E ORA IL QUADRO E’ COMPLETO.
Su un tappeto di suoni sfocati di una nenia, all’inizio un po’ tetra e che poi prende un ritmo più deciso, ci troviamo catapultati nel bel mezzo di un coloratissimo ed eccentrico tableau vivant composto da figure dai body painting e costumi assurdi d’altri tempi, agghindate con vistose parrucche naif, dall’effetto di incontro/scontro tra pittura espressionista tedesca e art brut.
Solo il personaggio al centro tiene le palpebre abbassate, come a voler essere estraneo agli altri, ma una volta aperti gli occhi, si accorge di un’altra figura in penombra e in disparte che si volge verso di lui.

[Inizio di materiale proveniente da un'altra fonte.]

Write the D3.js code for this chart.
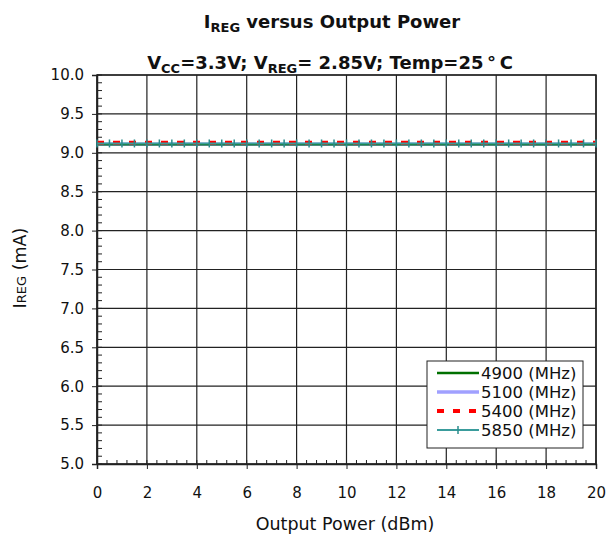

Dopo la breve e intensa presentazione, i personaggi timidamente si inseriscono nel repentino cambio di ritmo, attraverso brevi e ammiccanti gesti che risaltano il carattere grottesco e ipnotico della messa in scena, una carrellata di primi piani, di figure chissà di quale epoca, chissà di quale altra fantastica dimensione.
Con la definizione del tema principale del brano, a metà tra new wave e psichedelia, il protagonista biondo platino (Connan) si separa dagli altri, deciso a perlustrare in solitaria la vita reale in giro per la città, tra la gente, come un alieno pigmentato e incuriosito dalle vetrine, dalle metropolitane, dai parchi e negozi di Londra. Il vagare incerto e senza meta troverà il suo senso all’apparire della “donna delfino” tra la folla, una figura misteriosa e suadente che lo trascinerà in un lento inseguimento attraverso il bosco; anche se l’amore sembra non poter decollare per la sfuggevolezza della situazione, nell’epilogo, il nuovo tableau vivant manifesta ben altro.
CONNAN MOCKASIN. DANIEL BRERETON. 2010.